A map of the world, showing the extent of light pollution. The brighter a region is, the worse light pollution is for astronomical observations. Credit: P. Cinzano, F. Falchi (University of Padova), C. D. Elvidge (NOAA National Geophysical Data Center, Boulder). Copyright Royal Astronomical Society. Reproduced from the Monthly Notices of the RAS by permission of Blackwell Science.
The usual form of light pollution we are used to means that optical telescopes have a hard time seeing but radio telescopes suffer the same problems. Cell phones, wireless internet, GPS satellites, and even planes and cars can all be "seen" by radio telescopes. They also have to be built in remote locations away from transmitters or radio sources so that they can observe celestial radio waves directly.
2- Atmospheric conditions. We use space telescopes, like Hubble, because you gain a lot by getting rid of the atmosphere. For groundbased telescopes, the light from astronomical objects that they receive has to go through all of the atmosphere, which causes attenuation and distortion. Therefore, the less atmosphere and the more stable the atmosphere, the better. For some types of telescopes, humidity is also a problem, so the dryer the atmosphere the better. The sites in the world that fit these criteria are few and generally remote: the top of volcano Mauna Kea in Hawaii, the Atacama desert in Northern Chile (and other sites in altitude in Chile), Antarctica, the desert in Arizona, California and New Mexico (though this last places suffer more and more from light pollution as cities get bigger and bigger).

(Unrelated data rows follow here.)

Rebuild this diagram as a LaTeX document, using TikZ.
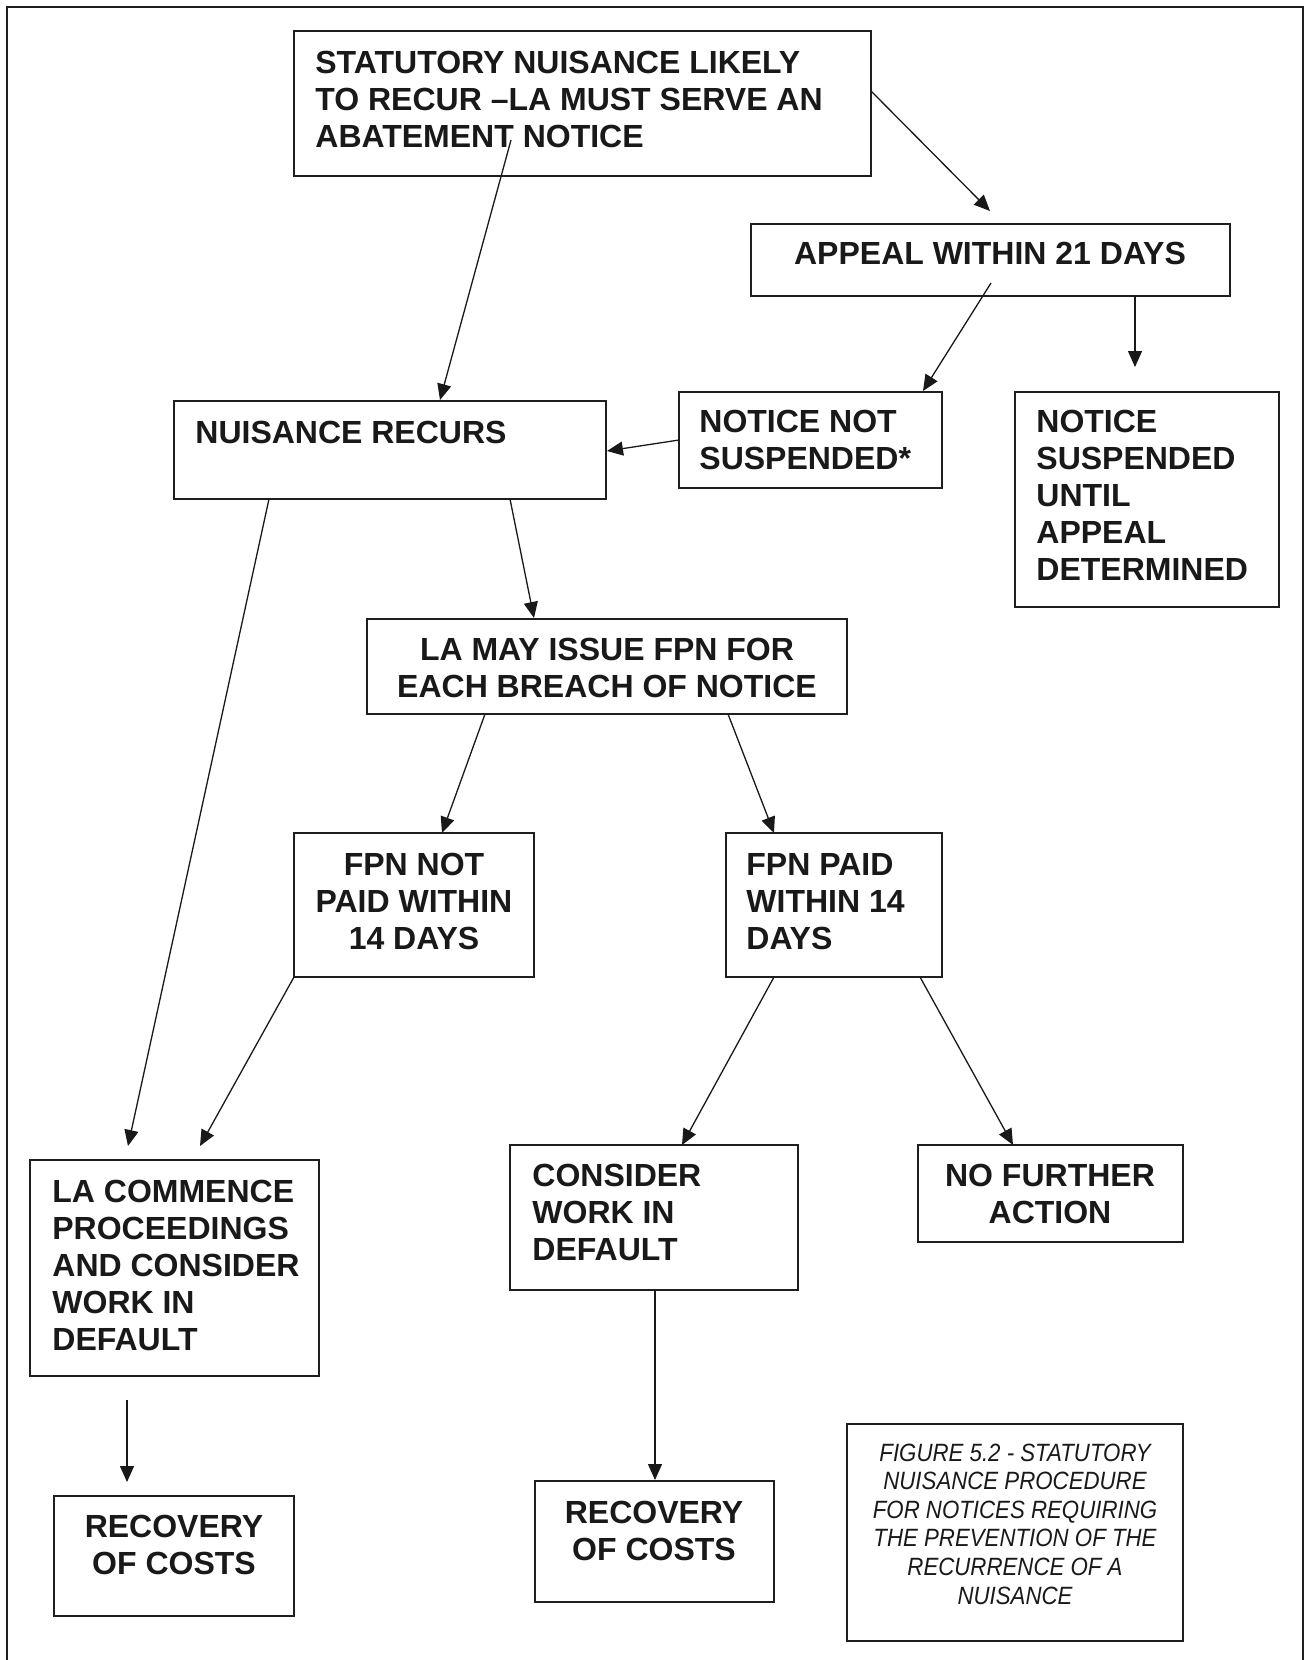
\documentclass[tikz,border=0pt]{standalone}
\usepackage{fontspec}
\setmainfont{Liberation Sans}
\newfontfamily\capfont[FakeStretch=0.89]{Liberation Sans}
\usetikzlibrary{arrows.meta,fit}
\tikzset{
 box/.style={draw=black!88, line width=1pt, inner sep=0pt},
 btxt/.style={font=\bfseries\fontsize{16}{18.5}\selectfont, inner sep=0pt, align=left, text=black!90},
 ctxt/.style={btxt, align=center},
 captxt/.style={font=\capfont\itshape\fontsize{12.5}{14.3}\selectfont, inner sep=0pt, align=center, text=black!90},
 conn/.style={-{Triangle[length=8pt,width=7pt]}, line width=0.65pt, draw=black!90},
 frame/.style={line width=1pt, draw=black!88}
}
\begin{document}
\begin{tikzpicture}[x=0.5pt,y=-0.5pt]
\useasboundingbox (0,0) rectangle (1308,1660);
\fill[white] (0,0) rectangle (1308,1660);
\draw[frame] (7,1662) -- (7,7) -- (1303,7) -- (1303,1662);

% boxes
\node[box, fit={(294,31) (871,176)}] (top) {};
\node[box, fit={(751,224) (1230,296)}] (appeal) {};
\node[box, fit={(174,401) (606,499)}] (nr) {};
\node[box, fit={(679,392) (942,488)}] (nns) {};
\node[box, fit={(1015,392) (1279,607)}] (ns) {};
\node[box, fit={(367,619) (847,714)}] (fpn) {};
\node[box, fit={(294,833) (534,977)}] (fnp) {};
\node[box, fit={(726,833) (942,977)}] (fp) {};
\node[box, fit={(30,1160) (319,1376)}] (lac) {};
\node[box, fit={(510,1145) (798,1290)}] (cwd) {};
\node[box, fit={(918,1145) (1183,1242)}] (nfa) {};
\node[box, fit={(54,1496) (294,1616)}] (rcone) {};
\node[box, fit={(535,1481) (774,1602)}] (rctwo) {};
\node[box, fit={(847,1424) (1183,1641)}] (cap) {};

% texts (anchor = baseline of the last line)
\node[btxt, anchor=base west] (topT) at (315,147) {STATUTORY NUISANCE LIKELY\\TO RECUR –LA MUST SERVE AN\\ABATEMENT NOTICE};
\node[ctxt, anchor=base] (appealT) at (990,264) {APPEAL WITHIN 21 DAYS};
\node[btxt, anchor=base west] (nrT) at (195,443) {NUISANCE RECURS};
\node[btxt, anchor=base west] (nnsT) at (699,469) {NOTICE NOT\\SUSPENDED*};
\node[btxt, anchor=base west] (nsT) at (1036,580) {NOTICE\\SUSPENDED\\UNTIL\\APPEAL\\DETERMINED};
\node[ctxt, anchor=base] (fpnT) at (607,697) {LA MAY ISSUE FPN FOR\\EACH BREACH OF NOTICE};
\node[ctxt, anchor=base] (fnpT) at (414,949) {FPN NOT\\PAID WITHIN\\14 DAYS};
\node[btxt, anchor=base west] (fpT) at (746,949) {FPN PAID\\WITHIN 14\\DAYS};
\node[btxt, anchor=base west] (lacT) at (52,1350) {LA COMMENCE\\PROCEEDINGS\\AND CONSIDER\\WORK IN\\DEFAULT};
\node[btxt, anchor=base west] (cwdT) at (532,1260) {CONSIDER\\WORK IN\\DEFAULT};
\node[ctxt, anchor=base] (nfaT) at (1050,1223) {NO FURTHER\\ACTION};
\node[ctxt, anchor=base] (rconeT) at (174,1574) {RECOVERY\\OF COSTS};
\node[ctxt, anchor=base] (rctwoT) at (654,1560) {RECOVERY\\OF COSTS};
\node[captxt, anchor=base] (capT) at (1015,1604) {FIGURE 5.2 - STATUTORY\\NUISANCE PROCEDURE\\FOR NOTICES REQUIRING\\THE PREVENTION OF THE\\RECURRENCE OF A\\NUISANCE};

% connector end points
\coordinate (a1s) at (511,140);  \coordinate (a1e) at (440,400);
\coordinate (a2s) at (871,91);   \coordinate (a2e) at (990,211);
\coordinate (a3s) at (991,283);  \coordinate (a3e) at (923,391);
\coordinate (a4s) at (1135,296); \coordinate (a4e) at (1135,367);
\coordinate (a5s) at (679,440);  \coordinate (a5e) at (607,451);
\coordinate (a6s) at (510,499);  \coordinate (a6e) at (534,618);
\coordinate (a7s) at (269,499);  \coordinate (a7e) at (128,1146);
\coordinate (a8s) at (485,714);  \coordinate (a8e) at (442,833);
\coordinate (a9s) at (728,714);  \coordinate (a9e) at (774,833);
\coordinate (a10s) at (294,977); \coordinate (a10e) at (200,1146);
\coordinate (a11s) at (774,977); \coordinate (a11e) at (682,1145);
\coordinate (a12s) at (920,977); \coordinate (a12e) at (1013,1145);
\coordinate (a13s) at (127,1400); \coordinate (a13e) at (127,1482);
\coordinate (a14s) at (655,1290); \coordinate (a14e) at (655,1480);

\foreach \i in {1,...,14} {
  \draw[conn] (a\i s) -- (a\i e);
}
\end{tikzpicture}
\end{document}
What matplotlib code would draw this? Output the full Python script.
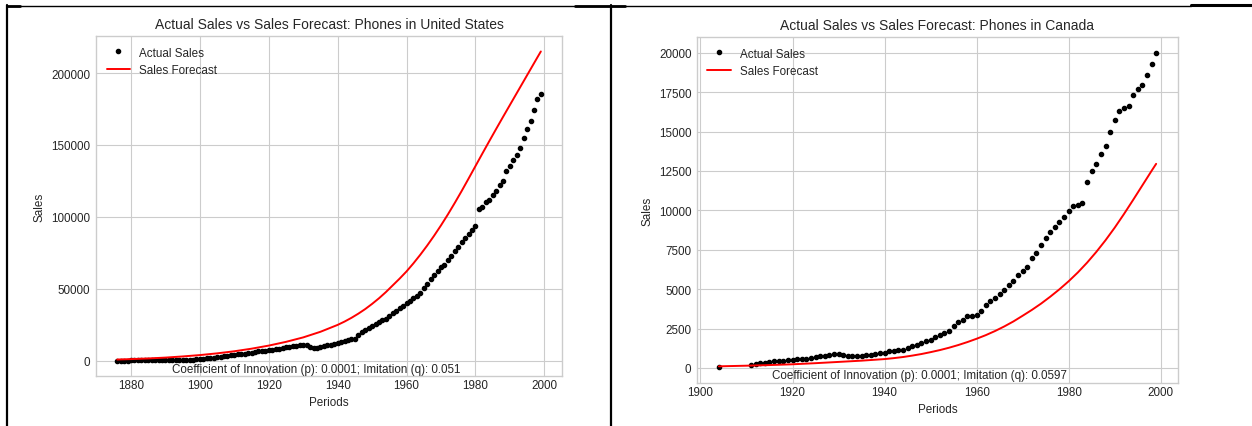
import numpy as np
import matplotlib
matplotlib.use("Agg")
import matplotlib.pyplot as plt
from matplotlib.lines import Line2D

plt.style.use("seaborn-v0_8-whitegrid")
plt.rcParams['font.family'] = ['Liberation Sans', 'DejaVu Sans']
plt.rcParams['text.color'] = '.15'
plt.rcParams['axes.labelcolor'] = '.15'
plt.rcParams['xtick.color'] = '.15'
plt.rcParams['ytick.color'] = '.15'

# United States: yearly actual sales 1876-1999
us_years = list(range(1876, 2000))
us_actual = [
    0, 10, 25, 30, 50, 70, 100, 120, 150, 160,
    170, 180, 200, 210, 230, 240, 260, 270, 290, 340,
    400, 500, 650, 850, 1000, 1300, 1600, 1900, 2100, 2400,
    2800, 3100, 3400, 3700, 4000, 4300, 4600, 4900, 5200, 5500,
    5900, 6300, 6600, 6900, 7200, 7500, 7900, 8300, 8800, 9200,
    9600, 10000, 10400, 10700, 10800, 10600, 9500, 8700, 9000, 9500,
    10000, 10600, 10900, 11400, 12200, 13000, 13900, 14400, 14700, 15200,
    17600, 19800, 21500, 22800, 24200, 25500, 26800, 28000, 29200, 30800,
    32800, 34700, 36300, 38000, 39800, 41600, 43300, 45000, 47200, 50300,
    53400, 56400, 59300, 62200, 65000, 66500, 69800, 73000, 76000, 79200,
    82200, 85000, 88000, 91000, 93800, 105500, 107100, 110000, 111800, 115300,
    118100, 122300, 125100, 131600, 135100, 139300, 142800, 148000, 154500, 160800,
    166600, 174600, 181800, 185300,
]
us_fc_years = [1876, 1880, 1885, 1890, 1895, 1900, 1905, 1910, 1915, 1920,
               1925, 1930, 1935, 1940, 1942, 1944, 1946, 1948, 1950, 1952,
               1954, 1956, 1958, 1960, 1962, 1964, 1966, 1968, 1970, 1972,
               1974, 1976, 1978, 1980, 1982, 1984, 1986, 1988, 1990, 1992,
               1994, 1996, 1998, 1999]
us_forecast = [700, 1000, 1450, 2050, 2850, 3800, 5000, 6450, 8250, 10400,
               13000, 16100, 20000, 24800, 27100, 29700, 32600, 35800, 39400, 43300,
               47600, 52300, 57000, 62000, 67600, 73600, 80000, 86800, 94000, 101600,
               109600, 117900, 126500, 135200, 143900, 152500, 161000, 169400, 177700, 186000,
               194300, 202600, 210900, 215000]

# Canada: 1904, then 1911-1999
ca_years = [1904] + list(range(1911, 2000))
ca_actual = [
    40,
    210, 250, 300, 340, 360, 420, 460, 460, 500,
    530, 550, 570, 580, 630, 700, 740, 770, 840, 900,
    880, 800, 760, 760, 760, 770, 800, 840, 880, 930,
    970, 1050, 1080, 1120, 1160, 1270, 1370, 1470, 1580, 1690,
    1790, 1940, 2070, 2210, 2320, 2640, 2910, 3060, 3270, 3270,
    3330, 3590, 4010, 4220, 4430, 4680, 4960, 5270, 5530, 5900,
    6160, 6430, 6960, 7320, 7800, 8270, 8600, 8950, 9280, 9560,
    9980, 10300, 10350, 10450, 11800, 12500, 12950, 13550, 14100, 14950,
    15700, 16300, 16500, 16650, 17300, 17700, 17950, 18600, 19300, 20000,
]
ca_fc_years = [1904, 1910, 1915, 1920, 1925, 1930, 1935, 1940, 1942, 1944,
               1946, 1948, 1950, 1952, 1954, 1956, 1958, 1960, 1962, 1964,
               1966, 1968, 1970, 1972, 1974, 1976, 1978, 1980, 1982, 1984,
               1986, 1988, 1990, 1992, 1994, 1996, 1998, 1999]
ca_forecast = [100, 140, 180, 230, 300, 380, 460, 560, 620, 690,
               780, 880, 1000, 1130, 1280, 1450, 1640, 1850, 2080, 2340,
               2630, 2950, 3310, 3680, 4080, 4520, 4990, 5500, 6060, 6680,
               7360, 8100, 8900, 9760, 10660, 11580, 12500, 12950]

panels = [
    ("United States", us_years, us_actual, us_fc_years, us_forecast, "0.051",
     [0.0767, 0.1171, 0.3722, 0.7962], 0.472),
    ("Canada", ca_years, ca_actual, ca_fc_years, ca_forecast, "0.0597",
     [0.5567, 0.1007, 0.3842, 0.8103], 0.462),
]

fig = plt.figure(figsize=(12.52, 4.27), dpi=100)
fs = 8.4

for country, yrs, act, fyrs, fc, q, pos, tx in panels:
    ax = fig.add_axes(pos)
    ax.plot(yrs, act, 'k.', markersize=6, label="Actual Sales")
    ax.plot(fyrs, fc, color='red', linewidth=1.4, label="Sales Forecast")
    ax.set_title("Actual Sales vs Sales Forecast: Phones in " + country, fontsize=10, pad=6)
    ax.set_xlabel("Periods", fontsize=fs, labelpad=4)
    ax.set_ylabel("Sales", fontsize=fs, labelpad=4)
    ax.tick_params(axis='x', labelsize=fs, length=0, pad=2)
    ax.tick_params(axis='y', labelsize=fs, length=0, pad=4)
    ax.legend(loc='upper left', fontsize=fs, frameon=False)
    ax.text(tx, 0.022, "Coefficient of Innovation (p): 0.0001; Imitation (q): " + q,
            transform=ax.transAxes, ha='center', va='center', fontsize=fs)
    for s in ax.spines.values():
        s.set_color('.8')

# table-cell borders around the two charts
W, H = 1252.0, 427.0
def border(x0, y0, x1, y1, lw):
    fig.add_artist(Line2D([x0 / W, x1 / W], [1 - y0 / H, 1 - y1 / H],
                          color='black', linewidth=lw, transform=fig.transFigure))

border(7, 6.5, 1191, 6.5, 1.0)
border(7, 6.5, 20, 6.5, 2.0)
border(575, 6.5, 625, 6.5, 2.0)
border(1191, 6, 1252, 6, 2.2)
border(7, 6, 7, 427, 1.6)
border(611, 6, 611, 427, 1.6)

fig.savefig("out.png", dpi=100)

For a combination of all these reasons, astronomers end up having to travel around the world to visit telescopes that are located in prime locations. Though these days, it is getting more and more common for observations to be done remotely, thanks to the Internet. Some telescopes are now setup in a way that allows astronomers to control them by sending commands through the Internet, which requires only a telescope operator to be present on site. For example, while I am writing this answer to you, I am observing galaxies from the comfort of my office in Ithaca, NY, using the Arecibo telescope, a radio telescope located in Puerto Rico!
This page was last updated November 21, 2015.